Oskaloosa schools have experienced the 11th-highest percentage growth in the state during the past eight years. Enrollment has grown from 420 full-time equivalent students in 1982 to 565 this year. Yet school Supt. Jim White says space is no problem.
This year, students and staff expanded into an 11-classroom addition at the middle school. The district also opened a new library and multipurpose room in the school complex. The $2 million project was funded through a lease-purchase agreement with Chrysler Capital Public Finance Corp., Kansas City, Mo., and the district's capital outlay fund.
"IT TAKES a commitment for a long period of time, and I think the reason some don't try it is because they're afraid with the ups and downs of state financing they might not have sufficient money to make the payments for 10 years," White said. "If other superintendents could find the money to commit to that, I'm sure they would do it."
He said the district has taken a number of small steps, such as reducing the amount of money that it carries over from year to year, to guarantee the availability of $240,000 each year for the lease-purchase payments.
"You have that money in your budget, and some districts prefer to save the carryover," he said. "But we spend that money on a building."
"It's probably been 20 years since we had a bond election," White said.
"As far as buildings and facilities go, we consider ourselves in a very good position. We're hopeful now that we won't have to do any additional building. The only thing that I could see being added somewhere down the line might be a second gym.
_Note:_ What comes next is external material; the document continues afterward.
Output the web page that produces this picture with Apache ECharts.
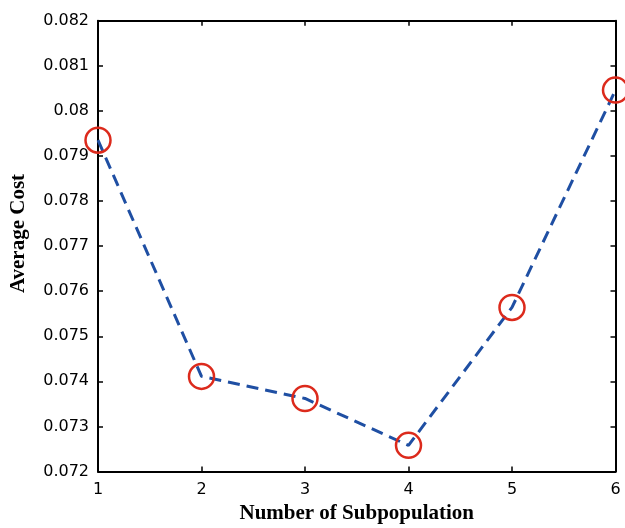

I think we should be in good shape for eight to 10 years."
The Heartland Center hopes such success stories will serve as inspiration for other rural communities facing hard times.
"Our general advice to communities is that they think of strengths they have that they can build upon or weaknesses they need to compensate for," Wall said. "The successful small towns that we've studied have demonstrated the capability to do that."